Crédits immobiliers en devises : une réappréciation majeure du risque de change par la Cour de cassation
L’arrêt rendu par la Cour de cassation le 9 juillet 2025 (pourvoi n° 24-19.647) marque un tournant décisif dans le contentieux bancaire. Ce revirement de jurisprudence concerne spécifiquement les prêts libellés en francs suisses. Il modifie en profondeur les obligations des établissements bancaires et vient renforcer la protection des emprunteurs, en particulier celle des travailleurs frontaliers.

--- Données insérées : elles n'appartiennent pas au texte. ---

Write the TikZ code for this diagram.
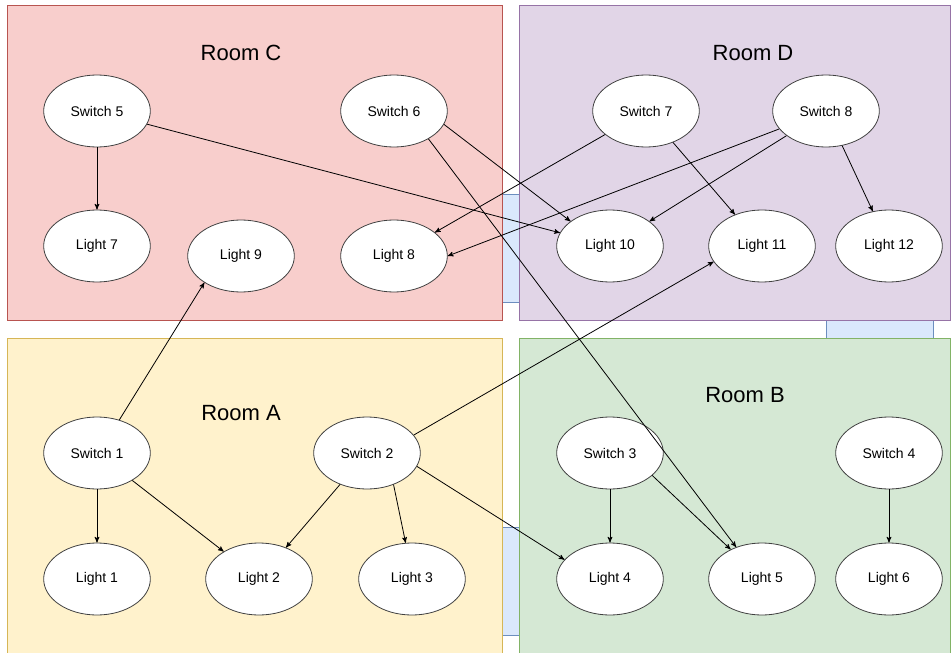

L'abandon de l'analyse statique du risque
Pendant près de deux décennies, la position des tribunaux français reposait sur une logique stricte. La justice considérait qu'il n'y avait pas de risque de change dès lors que l'emprunteur percevait ses revenus dans la devise du prêt au moment de la souscription. En résumé, si un frontalier gagnait sa vie en francs suisses et remboursait en francs suisses, il était réputé ne pas subir les variations du taux de change euro/CHF.
Cette approche figeait la situation contractuelle au jour de la signature. Or, par cet arrêt du 9 juillet 2025, la Haute Juridiction abandonne cette vision instantanée pour adopter une approche dynamique. Elle reconnaît désormais qu’un prêt immobilier, qui engage l’emprunteur sur vingt ou vingt-cinq ans, ne peut être analysé uniquement au regard de sa situation initiale.
Les juges doivent dorénavant prendre en compte la durée globale d'exécution du contrat. La Cour valide ainsi le fait que la parité des revenus et des échéances n'est pas immuable. Les accidents de la vie, tels qu'un licenciement, une retraite ou un retour à l'emploi en France, peuvent contraindre l'emprunteur à rembourser son crédit avec des revenus en euros. Il se trouve alors exposé à la volatilité du marché des changes.
Une obligation d’information bancaire renforcée
Cette décision aligne le droit français sur les exigences de la Cour de justice de l’Union européenne (CJUE). La conséquence juridique est immédiate : la banque ne peut plus se contenter de vérifier la devise des revenus au jour de l’octroi du crédit.
Il pèse désormais sur l'établissement prêteur une obligation d’information beaucoup plus dense. La banque doit démontrer qu'elle a alerté l'emprunteur sur les risques économiques concrets pouvant survenir tout au long de la vie du prêt. L'information doit être claire, intelligible et complète. Elle doit permettre au client de mesurer l'impact financier d'une dépréciation de l'euro par rapport au franc suisse, même si cette hypothèse semblait peu probable lors de la signature.
Vers de nouvelles perspectives contentieuses
Ce changement de doctrine offre des arguments juridiques renouvelés pour les emprunteurs en difficulté. En reconnaissant que le risque de change existe même pour ceux qui percevaient initialement des revenus en devises, la Cour de cassation facilite la contestation des clauses contractuelles ou le défaut de mise en garde.
Concrètement, les travailleurs frontaliers ayant vu leur capital restant dû augmenter suite aux fluctuations monétaires disposent aujourd'hui d'un levier pour engager la responsabilité de leur banque. Cette décision rappelle que le devoir de loyauté du banquier doit anticiper la réalité économique de long terme.
Il convient désormais d'analyser chaque dossier avec précision pour déterminer si, au regard de cette nouvelle jurisprudence, des actions en nullité ou en responsabilité peuvent être utilement engagées. Une vérification rigoureuse des délais de prescription reste toutefois indispensable avant toute procédure.